**What you will do**
Report each line of the data that has "this" somewhere in it.

(Source code of charts)

_____

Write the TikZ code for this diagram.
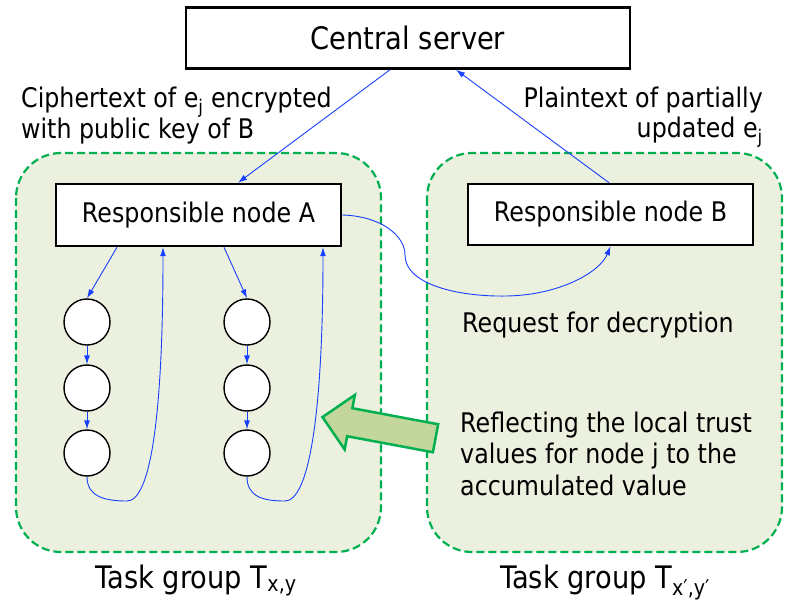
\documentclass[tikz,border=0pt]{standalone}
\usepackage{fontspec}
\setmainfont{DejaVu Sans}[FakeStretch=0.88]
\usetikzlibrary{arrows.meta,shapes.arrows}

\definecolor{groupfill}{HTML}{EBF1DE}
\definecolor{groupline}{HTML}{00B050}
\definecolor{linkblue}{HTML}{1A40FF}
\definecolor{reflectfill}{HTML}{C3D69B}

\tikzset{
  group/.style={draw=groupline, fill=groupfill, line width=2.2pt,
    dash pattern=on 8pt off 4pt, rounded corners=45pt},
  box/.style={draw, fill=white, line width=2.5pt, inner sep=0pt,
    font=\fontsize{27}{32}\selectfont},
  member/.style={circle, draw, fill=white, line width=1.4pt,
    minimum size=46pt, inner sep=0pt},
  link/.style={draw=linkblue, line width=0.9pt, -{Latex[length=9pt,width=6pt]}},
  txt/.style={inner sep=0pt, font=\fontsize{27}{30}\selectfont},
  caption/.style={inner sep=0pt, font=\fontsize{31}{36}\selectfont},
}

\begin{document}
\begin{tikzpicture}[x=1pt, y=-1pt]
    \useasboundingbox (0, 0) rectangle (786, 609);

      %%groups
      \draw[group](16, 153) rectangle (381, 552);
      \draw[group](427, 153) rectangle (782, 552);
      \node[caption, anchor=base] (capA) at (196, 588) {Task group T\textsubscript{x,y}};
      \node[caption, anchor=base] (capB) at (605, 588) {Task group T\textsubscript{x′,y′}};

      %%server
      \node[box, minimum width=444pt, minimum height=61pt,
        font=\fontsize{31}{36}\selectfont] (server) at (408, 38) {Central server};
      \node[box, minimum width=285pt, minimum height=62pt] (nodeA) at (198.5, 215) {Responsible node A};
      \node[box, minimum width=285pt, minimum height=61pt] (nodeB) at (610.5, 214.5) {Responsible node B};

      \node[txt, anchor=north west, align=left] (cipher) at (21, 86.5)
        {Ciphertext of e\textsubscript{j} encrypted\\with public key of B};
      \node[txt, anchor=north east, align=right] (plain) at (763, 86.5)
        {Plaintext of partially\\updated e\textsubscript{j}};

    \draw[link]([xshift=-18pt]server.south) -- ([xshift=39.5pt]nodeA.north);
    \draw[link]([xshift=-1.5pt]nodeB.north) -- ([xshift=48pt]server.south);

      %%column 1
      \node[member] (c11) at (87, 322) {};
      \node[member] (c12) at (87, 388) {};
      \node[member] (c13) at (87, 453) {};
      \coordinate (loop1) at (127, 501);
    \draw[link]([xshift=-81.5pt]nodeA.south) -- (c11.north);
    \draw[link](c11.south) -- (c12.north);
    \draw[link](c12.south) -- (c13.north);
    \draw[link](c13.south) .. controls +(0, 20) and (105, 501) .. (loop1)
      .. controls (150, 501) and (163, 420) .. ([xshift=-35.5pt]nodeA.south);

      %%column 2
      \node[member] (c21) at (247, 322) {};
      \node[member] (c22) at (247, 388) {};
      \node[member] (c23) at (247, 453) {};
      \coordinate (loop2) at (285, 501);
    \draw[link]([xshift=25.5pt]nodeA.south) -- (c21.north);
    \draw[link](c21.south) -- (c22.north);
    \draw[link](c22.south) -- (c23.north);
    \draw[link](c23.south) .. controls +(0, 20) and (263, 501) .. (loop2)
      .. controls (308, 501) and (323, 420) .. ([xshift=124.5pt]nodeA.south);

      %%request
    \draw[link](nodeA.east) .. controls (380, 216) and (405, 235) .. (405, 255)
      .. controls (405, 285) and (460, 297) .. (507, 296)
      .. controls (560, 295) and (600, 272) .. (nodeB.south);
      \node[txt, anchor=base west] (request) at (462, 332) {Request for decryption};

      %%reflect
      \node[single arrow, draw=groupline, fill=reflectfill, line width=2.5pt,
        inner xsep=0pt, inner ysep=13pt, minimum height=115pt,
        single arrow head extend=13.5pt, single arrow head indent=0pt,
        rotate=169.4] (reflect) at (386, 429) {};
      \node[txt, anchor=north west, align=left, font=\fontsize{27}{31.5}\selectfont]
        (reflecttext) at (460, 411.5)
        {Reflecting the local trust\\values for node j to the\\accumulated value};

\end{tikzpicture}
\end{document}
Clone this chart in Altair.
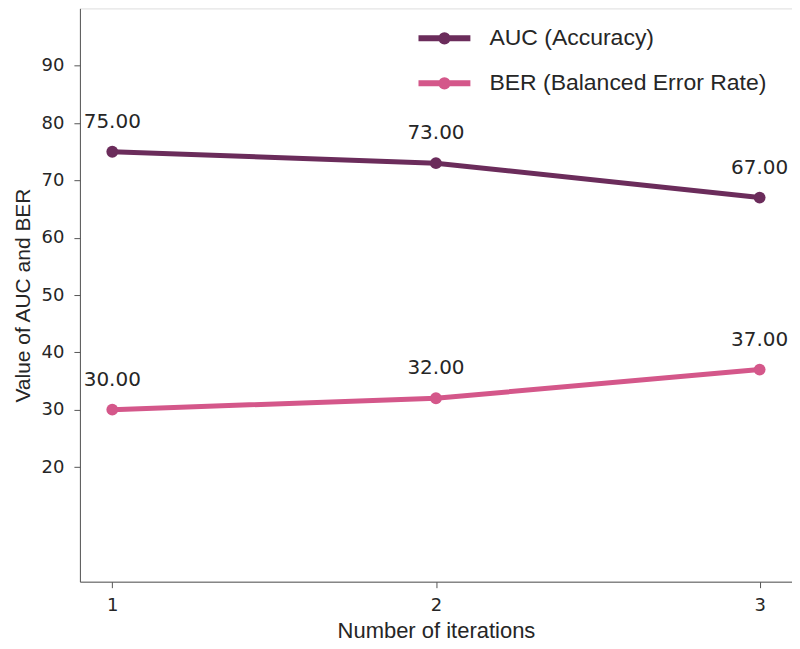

_____

**Solved problem**
Write the TikZ code for this diagram.
Clone this chart in Altair.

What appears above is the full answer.